BELFAST (UNITED KINGDOM)
Belfast Telegraph [Belfast, Northern Ireland]
August 28, 2021
By Claire McNeilly
A specially commissioned report aimed at paving the way for an independent investigation into Northern Ireland’s mother and baby homes scandal will be presented to the Executive next month.
Human rights experts Phil Scraton and Dr Maeve O’Rourke, along with senior social worker Deirdre Mahon, were appointed earlier this year to establish the terms of reference for the victim-centred probe.
The delivery of their report is likely to be a further boost to the victims’ campaign for a full public inquiry into systematic abuse at homes and Magdalene laundries between 1922 and 1990.
It follows the publication of a damning study carried out by Queen’s and Ulster University.
Speaking on behalf of Birth Mothers and Their Children for Justice, the largest group of birth mothers here, solicitor Claire McKeegan said it was time for an inquiry.
“The campaign for truth and justice for these women and their children has been all too long,” she said.
“They carry shame from Church and state who judged and abused them when they were at their most vulnerable and needed their help. A full root and branch statutory inquiry must get to the bottom of how these women were abused, suffered forced adoptions and trafficking babies out of the jurisdiction.
“They were silenced about the crimes perpetrated on them.

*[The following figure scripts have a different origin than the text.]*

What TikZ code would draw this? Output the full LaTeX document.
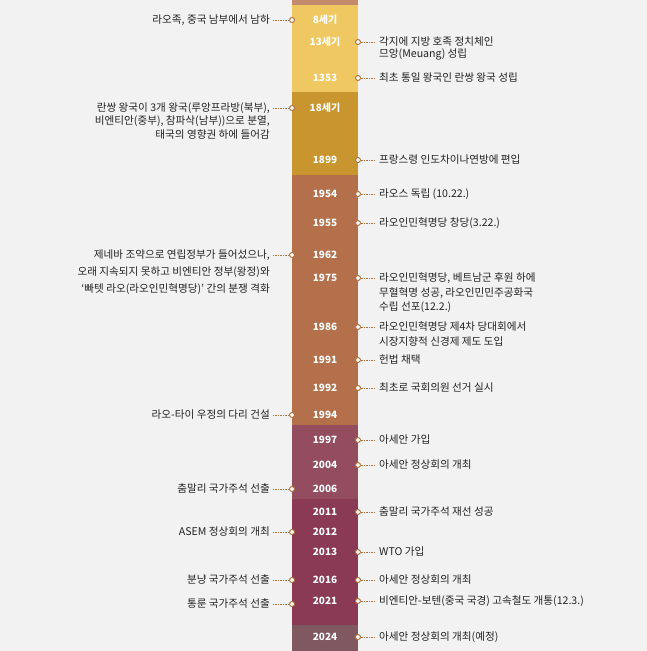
\documentclass[tikz,border=0pt]{standalone}
\usepackage{fontspec}
\setmainfont{Noto Sans CJK KR}
\usepackage{tikz}
\usetikzlibrary{positioning}

\definecolor{bggray}{HTML}{F2F2F2}
\definecolor{txtgray}{HTML}{222222}
\definecolor{dotbrown}{HTML}{B07440}
\definecolor{segtop}{HTML}{C48A6C}
\definecolor{segyellow}{HTML}{EFC862}
\definecolor{seggold}{HTML}{C8952F}
\definecolor{segbrown}{HTML}{B3704B}
\definecolor{segmauve}{HTML}{944C5F}
\definecolor{segcrimson}{HTML}{8B3A55}
\definecolor{seggray}{HTML}{80585F}

\begin{document}
\begin{tikzpicture}[
  x=1pt, y=-1pt,
  yr/.style={font=\fontsize{10}{11}\selectfont\bfseries, text=white, inner sep=0pt},
  ev/.style={font=\fontsize{10.6}{14}\selectfont, text=txtgray, inner sep=0pt, align=left, anchor=north west, yshift=5.5pt},
  evl/.style={ev, align=right, anchor=north east},
  dot/.style={circle, draw=dotbrown, fill=white, line width=1pt, inner sep=0pt, minimum size=5pt},
  link/.style={dotbrown, dash pattern=on 1.5pt off 1pt, line width=0.7pt},
]

% background and bar
\fill[bggray] (0,0) rectangle (647,651);
\useasboundingbox (0,0) rectangle (647,651);
\fill[segtop] (292,0) rectangle (358,5);
\fill[segyellow] (292,5) rectangle (358,92);
\fill[seggold] (292,92) rectangle (358,175);
\fill[segbrown] (292,175) rectangle (358,425);
\fill[segmauve] (292,425) rectangle (358,499);
\fill[segcrimson] (292,499) rectangle (358,625);
\fill[seggray] (292,625) rectangle (358,651);

% years
\node[yr] (y8) at (325,20) {8세기};
\node[yr] (y13) at (325,42) {13세기};
\node[yr] (y1353) at (325,78) {1353};
\node[yr] (y18) at (325,108) {18세기};
\node[yr] (y1899) at (325,160) {1899};
\node[yr] (y1954) at (325,194) {1954};
\node[yr] (y1955) at (325,223) {1955};
\node[yr] (y1962) at (325,255) {1962};
\node[yr] (y1975) at (325,278) {1975};
\node[yr] (y1986) at (325,327) {1986};
\node[yr] (y1991) at (325,360) {1991};
\node[yr] (y1992) at (325,388) {1992};
\node[yr] (y1994) at (325,415) {1994};
\node[yr] (y1997) at (325,440) {1997};
\node[yr] (y2004) at (325,465) {2004};
\node[yr] (y2006) at (325,489) {2006};
\node[yr] (y2011) at (325,512) {2011};
\node[yr] (y2012) at (325,532) {2012};
\node[yr] (y2013) at (325,552) {2013};
\node[yr] (y2016) at (325,580) {2016};
\node[yr] (y2021) at (325,601) {2021};
\node[yr] (y2024) at (325,637) {2024};

% dots on the left edge
\node[dot] (dl8) at (292,20) {};
\node[dot] (dl18) at (292,108) {};
\node[dot] (dl1962) at (292,255) {};
\node[dot] (dl1994) at (292,415) {};
\node[dot] (dl2006) at (292,489) {};
\node[dot] (dl2012) at (292,532) {};
\node[dot] (dl2016) at (292,580) {};
\node[dot] (dl2021) at (292,604) {};

% dots on the right edge
\node[dot] (dr13) at (358,42) {};
\node[dot] (dr1353) at (358,78) {};
\node[dot] (dr1899) at (358,160) {};
\node[dot] (dr1954) at (358,194) {};
\node[dot] (dr1955) at (358,223) {};
\node[dot] (dr1975) at (358,278) {};
\node[dot] (dr1986) at (358,327) {};
\node[dot] (dr1991) at (358,360) {};
\node[dot] (dr1992) at (358,388) {};
\node[dot] (dr1997) at (358,440) {};
\node[dot] (dr2004) at (358,465) {};
\node[dot] (dr2011) at (358,512) {};
\node[dot] (dr2013) at (358,552) {};
\node[dot] (dr2016) at (358,580) {};
\node[dot] (dr2021) at (358,601) {};
\node[dot] (dr2024) at (358,637) {};

% left events
\node[left=19pt of dl8, evl] (el8) {라오족, 중국 남부에서 남하};
\node[left=19pt of dl18, evl, font=\fontsize{10.6}{13.5}\selectfont] (el18) {란쌍 왕국이 3개 왕국(루앙프라방(북부),\\비엔티안(중부), 참파삭(남부))으로 분열,\\태국의 영향권 하에 들어감};
\node[left=19pt of dl1962, evl, font=\fontsize{10.6}{17}\selectfont] (el1962) {제네바 조약으로 연립정부가 들어섰으나,\\오래 지속되지 못하고 비엔티안 정부(왕정)와\\`빠텟 라오(라오인민혁명당)' 간의 분쟁 격화};
\node[left=19pt of dl1994, evl] (el1994) {라오-타이 우정의 다리 건설};
\node[left=19pt of dl2006, evl] (el2006) {춤말리 국가주석 선출};
\node[left=19pt of dl2012, evl] (el2012) {ASEM 정상회의 개최};
\node[left=19pt of dl2016, evl] (el2016) {분냥 국가주석 선출};
\node[left=19pt of dl2021, evl] (el2021) {통룬 국가주석 선출};

% right events
\node[right=18pt of dr13, ev, font=\fontsize{10.6}{12.5}\selectfont] (er13) {각지에 지방 호족 정치체인\\므앙(Meuang) 성립};
\node[right=18pt of dr1353, ev] (er1353) {최초 통일 왕국인 란쌍 왕국 성립};
\node[right=18pt of dr1899, ev] (er1899) {프랑스령 인도차이나연방에 편입};
\node[right=18pt of dr1954, ev] (er1954) {라오스 독립 (10.22.)};
\node[right=18pt of dr1955, ev] (er1955) {라오인민혁명당 창당(3.22.)};
\node[right=18pt of dr1975, ev, font=\fontsize{10.6}{14.5}\selectfont] (er1975) {라오인민혁명당, 베트남군 후원 하에\\무혈혁명 성공, 라오인민민주공화국\\수립 선포(12.2.)};
\node[right=18pt of dr1986, ev, font=\fontsize{10.6}{15}\selectfont] (er1986) {라오인민혁명당 제4차 당대회에서\\시장지향적 신경제 제도 도입};
\node[right=18pt of dr1991, ev] (er1991) {헌법 채택};
\node[right=18pt of dr1992, ev] (er1992) {최초로 국회의원 선거 실시};
\node[right=18pt of dr1997, ev] (er1997) {아세안 가입};
\node[right=18pt of dr2004, ev] (er2004) {아세안 정상회의 개최};
\node[right=18pt of dr2011, ev] (er2011) {춤말리 국가주석 재선 성공};
\node[right=18pt of dr2013, ev] (er2013) {WTO 가입};
\node[right=18pt of dr2016, ev] (er2016) {아세안 정상회의 개최};
\node[right=18pt of dr2021, ev] (er2021) {비엔티안-보텐(중국 국경) 고속철도 개통(12.3.)};
\node[right=18pt of dr2024, ev] (er2024) {아세안 정상회의 개최(예정)};

% dotted links
\foreach \n in {8,18,1962,1994,2006,2012,2016,2021}
  \draw[link] (dl\n) -- ([xshift=3pt]dl\n -| el\n.east);
\foreach \n in {13,1353,1899,1954,1955,1975,1986,1991,1992,1997,2004,2011,2013,2016,2021,2024}
  \draw[link] (dr\n) -- ([xshift=-3pt]dr\n -| er\n.west);

\end{tikzpicture}
\end{document}
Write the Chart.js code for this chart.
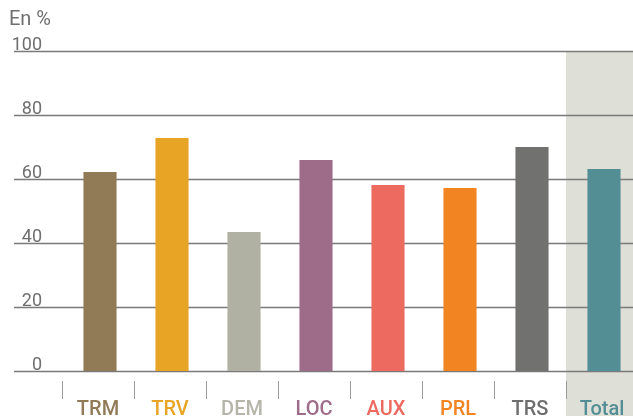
<!DOCTYPE html>
<html>
<head>
<meta charset="utf-8">
<script src="https://cdn.jsdelivr.net/npm/chart.js@4/dist/chart.umd.min.js"></script>
<style>
  html, body { margin: 0; padding: 0; background: #fff; overflow: hidden; }
  canvas { display: block; }
</style>
</head>
<body>
<canvas id="grafico" width="640" height="416"></canvas>
<script>
// données (en %)
const categories = ["TRM", "TRV", "DEM", "LOC", "AUX", "PRL", "TRS", "Total"];
const valeurs = [62.2, 72.8, 43.4, 65.9, 58.1, 57.2, 70.0, 63.1];
const couleurs = ["#917b57", "#e8a424", "#b0b0a3", "#9e6b89", "#ec6a5f", "#f38422", "#71716f", "#548e95"];
const couleursLabels = ["#917b57", "#e8a424", "#b5b5aa", "#9e6b89", "#ec6a5f", "#f38422", "#6e6e6e", "#548e95"];
const graduations = [0, 20, 40, 60, 80, 100];
const titreAxe = "En %";

const police = "Roboto, 'DejaVu Sans', sans-serif";

const decor = {
    id: "decor",
    beforeDatasetsDraw(chart) {
        const ctx = chart.ctx;
        const x = chart.scales.x;
        const y = chart.scales.y;
        const pas = x.getPixelForValue(1) - x.getPixelForValue(0);

        // bande grise derrière "Total"
        const iTotal = categories.indexOf("Total");
        const xBande = x.getPixelForValue(iTotal) - pas / 2 - 2;
        ctx.save();
        ctx.fillStyle = "#dedfd7";
        ctx.fillRect(xBande, y.getPixelForValue(100), chart.width - xBande, chart.height - y.getPixelForValue(100));

        // lignes horizontales + valeurs
        ctx.strokeStyle = "#7a7a7a";
        ctx.lineWidth = 1.5;
        ctx.fillStyle = "#6f6f6f";
        ctx.font = "18px " + police;
        ctx.textAlign = "right";
        ctx.textBaseline = "alphabetic";
        graduations.forEach(v => {
            const py = Math.round(y.getPixelForValue(v)) + 0.5;
            ctx.beginPath();
            ctx.moveTo(14, py);
            ctx.lineTo(chart.width, py);
            ctx.stroke();
            ctx.fillText(String(v), 42, py - 2);
        });
        ctx.restore();
    },
    afterDraw(chart) {
        const ctx = chart.ctx;
        const x = chart.scales.x;
        const pas = x.getPixelForValue(1) - x.getPixelForValue(0);
        ctx.save();

        // petits traits entre catégories
        ctx.strokeStyle = "#9a9a9a";
        ctx.lineWidth = 1;
        for (let i = 0; i < categories.length; i++) {
            const px = Math.round(x.getPixelForValue(i) - pas / 2) - 1.5;
            ctx.beginPath();
            ctx.moveTo(px, 381);
            ctx.lineTo(px, 399);
            ctx.stroke();
        }

        // libellés des catégories
        ctx.font = "500 20px " + police;
        ctx.textAlign = "center";
        ctx.textBaseline = "alphabetic";
        categories.forEach((c, i) => {
            ctx.fillStyle = couleursLabels[i];
            ctx.fillText(c, x.getPixelForValue(i) - 2, 415);
        });

        // titre de l'axe
        ctx.fillStyle = "#6f6f6f";
        ctx.font = "20px " + police;
        ctx.textAlign = "left";
        ctx.fillText(titreAxe, 9, 25);
        ctx.restore();
    }
};

new Chart(document.getElementById("grafico").getContext("2d"), {
    type: "bar",
    data: {
        labels: categories,
        datasets: [{
            data: valeurs,
            backgroundColor: couleurs,
            borderWidth: 0,
            barPercentage: 0.46,
            categoryPercentage: 1
        }]
    },
    options: {
        responsive: false,
        animation: false,
        devicePixelRatio: 1,
        layout: { padding: { left: 64, right: 0, top: 51, bottom: 45 } },
        plugins: {
            legend: { display: false },
            tooltip: { enabled: false }
        },
        scales: {
            x: { display: false },
            y: { display: false, min: 0, max: 100 }
        }
    },
    plugins: [decor]
});
</script>
</body>
</html>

The inquiry must have the power to compel those responsible to disclose all of the relevant documents and give evidence.”
Ms McKeegan said she was disappointed that her communication with statutory bodies has thus far gone unacknowledged.
“We have written to all of the relevant statutory agencies and asked for undertakings to confirm the documents are secure and have yet to receive any acknowledgment,” she said.
“Almost every family in Northern Ireland is impacted by these cruel institutions and the life of secrecy and confusion and shame that followed.
“The time has come for the Churches and state to take over that shame and apologise for the lives that were ruined and the trauma that has been perpetrated on young women and babies.”
The findings of a report published in January found that 10,500 women went through mother and baby homes in Northern Ireland, while 3,000 were admitted into Magdalene laundries.
These homes housed women and girls who became pregnant outside marriage; laundries were Catholic-run workhouses that operated across Ireland.
The last mother and baby institution closed in 1990, the last Magdalene laundry in 1984.
The report concluded that the number of women in mother and baby homes may well have been higher than 10,500 but that records were incomplete. Around a third of women admitted to the homes were aged under 19 and most were aged between 20 and 29. The youngest was 12, and the oldest 44.
Some were victims of sexual crime, including rape and incest.
Entrants peaked in the late 1960s and early 1970s, before a rapid reduction in the 1980s.
There was stigma attached to pregnancy outside of marriage and therefore women and girls were admitted by families, doctors, priests and state agencies.
Many women and girls were separated from their children by placing them in children’s homes, fostering or adoption.